Welcome to the staging ground for new communities! Each proposal has a description in the "Descriptions" category and a body of questions and answers in "Incubator Q&A". You can ask questions (and get answers, we hope!) right away, and start new proposals.
How does fine tuning work? Question
LLMs are trained on a lot of text. At its heart, an LLM is a glorified autocomplete engine. You give it text, and it adds more text that matches the pattern.
You need to "direct" the autocomplete, so that it's useful. For example, when given a question, you don't want it to simply keep rephrasing the question and saying how confused it is in different ways. You want it to complete with an answer. I understand that this part is accomplished by fine tuning. I know that models are provided a set of QA pairs, but also these are a much smaller set than the training corpus. Fine tuning also does alignment, where the model is taught to give useful and "good" answers.

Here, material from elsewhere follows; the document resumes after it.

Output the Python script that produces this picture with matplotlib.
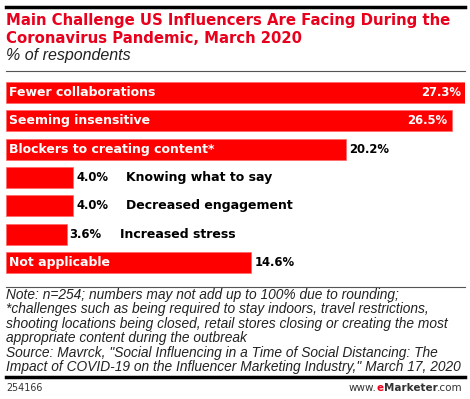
import matplotlib
matplotlib.use("Agg")
import matplotlib.pyplot as plt
from matplotlib.lines import Line2D

categories = ["Fewer collaborations", "Seeming insensitive", "Blockers to creating content*",
              "Knowing what to say", "Decreased engagement", "Increased stress", "Not applicable"]
values = [27.3, 26.5, 20.2, 4.0, 4.0, 3.6, 14.6]
value_labels = ["27.3%", "26.5%", "20.2%", "4.0%", "4.0%", "3.6%", "14.6%"]
inside = [True, True, True, False, False, False, True]
value_inside = [True, True, False, False, False, False, False]

W, H = 470, 399
fig = plt.figure(figsize=(W / 100, H / 100), dpi=100)
fig.patch.set_facecolor("white")

def fy(px):
    return 1 - px / H

def fx(px):
    return px / W

RED = "#ff0000"
FONT = "DejaVu Sans"

# top rule
fig.add_artist(Line2D([fx(6), fx(465)], [fy(7), fy(7)], color="black", lw=2.5))
fig.text(fx(6), fy(25), "Main Challenge US Influencers Are Facing During the",
         color="#e8001c", fontsize=10.75, fontweight="bold", family=FONT, va="baseline")
fig.text(fx(6), fy(43), "Coronavirus Pandemic, March 2020",
         color="#e8001c", fontsize=10.75, fontweight="bold", family=FONT, va="baseline")
fig.text(fx(6), fy(60), "% of respondents", color="#222222", fontsize=11.5,
         style="italic", family="Liberation Sans", va="baseline")
fig.add_artist(Line2D([fx(6), fx(465)], [fy(70.5), fy(70.5)], color="#555555", lw=0.8))

# bars axes
top_px, pitch = 78.35, 28.33
bot_px = top_px + pitch * len(values)
ax = fig.add_axes([fx(6), fy(bot_px), fx(465) - fx(6), (bot_px - top_px) / H])
ax.set_xlim(0, 27.3)
ax.set_ylim(len(values) - 0.5, -0.5)
ax.axis("off")
ypos = list(range(len(values)))
ax.barh(ypos, values, height=0.74, color=RED, edgecolor="#ff6666", linewidth=0.5)

for i, (v, lab, vl) in enumerate(zip(values, categories, value_labels)):
    fsv, fsl = 8.4, 9.0
    if value_inside[i]:
        ax.annotate(vl, (v, i), xytext=(-4, 0), textcoords="offset pixels",
                    ha="right", va="center", color="white", fontsize=fsv, fontweight="bold", family=FONT)
    else:
        ax.annotate(vl, (v, i), xytext=(3, 0), textcoords="offset pixels",
                    ha="left", va="center", color="black", fontsize=fsv, fontweight="bold", family=FONT)
    if inside[i]:
        ax.annotate(lab, (0, i), xytext=(3, 0), textcoords="offset pixels",
                    ha="left", va="center", color="white", fontsize=fsl, fontweight="bold", family=FONT)
    else:
        ax.annotate(lab, (v, i), xytext=(53, 0), textcoords="offset pixels",
                    ha="left", va="center", color="black", fontsize=fsl, fontweight="bold", family=FONT)

# notes
fig.add_artist(Line2D([fx(6), fx(465)], [fy(287), fy(287)], color="#555555", lw=0.8))
notes = ["Note: n=254; numbers may not add up to 100% due to rounding;",
         "*challenges such as being required to stay indoors, travel restrictions,",
         "shooting locations being closed, retail stores closing or creating the most",
         "appropriate content during the outbreak",
         "Source: Mavrck, \"Social Influencing in a Time of Social Distancing: The",
         "Impact of COVID-19 on the Influencer Marketing Industry,\" March 17, 2020"]
for k, line in enumerate(notes):
    fig.text(fx(6), fy(299 + k * 14.4), line, fontsize=9.9, style="italic",
             family="Liberation Sans", color="#222222", va="baseline")
fig.add_artist(Line2D([fx(6), fx(465)], [fy(377), fy(377)], color="black", lw=2.5))
fig.text(fx(6), fy(391), "254166", fontsize=6.9, family=FONT, color="#333333", va="baseline")

# www.eMarketer.com, built right-to-left
fig.canvas.draw()
renderer = fig.canvas.get_renderer()
parts = [(".com", "normal", "#333333"), ("Marketer", "bold", "#333333"),
         ("e", "bold", "#e8001c"), ("www.", "normal", "#333333")]
xr = 463
for txt, wt, col in parts:
    t = fig.text(fx(xr), fy(391), txt, fontsize=7.5, family=FONT, fontweight=wt,
                 color=col, va="baseline", ha="right")
    bb = t.get_window_extent(renderer)
    xr -= bb.width

fig.savefig("out.png", dpi=100, facecolor="white")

How exactly does fine tuning work, at a high level? I am asking only for an overview of common/popular techniques, used by models like GPT, Claude, Bard, Llama and their open source relatives. I don't need a comprehensive list of every single technique - I understand it is a complex topic and there's a lot of variation. However, I would like enough mention of technical detail, that I can follow up on individual subtopics in my future research.
If there is a good, accessible summary available in the literature (like a review paper), feel free to mention it! However, I would expect an answer that at least summarizes or paraphrases it, rather than a link-only answer.
0 comment threads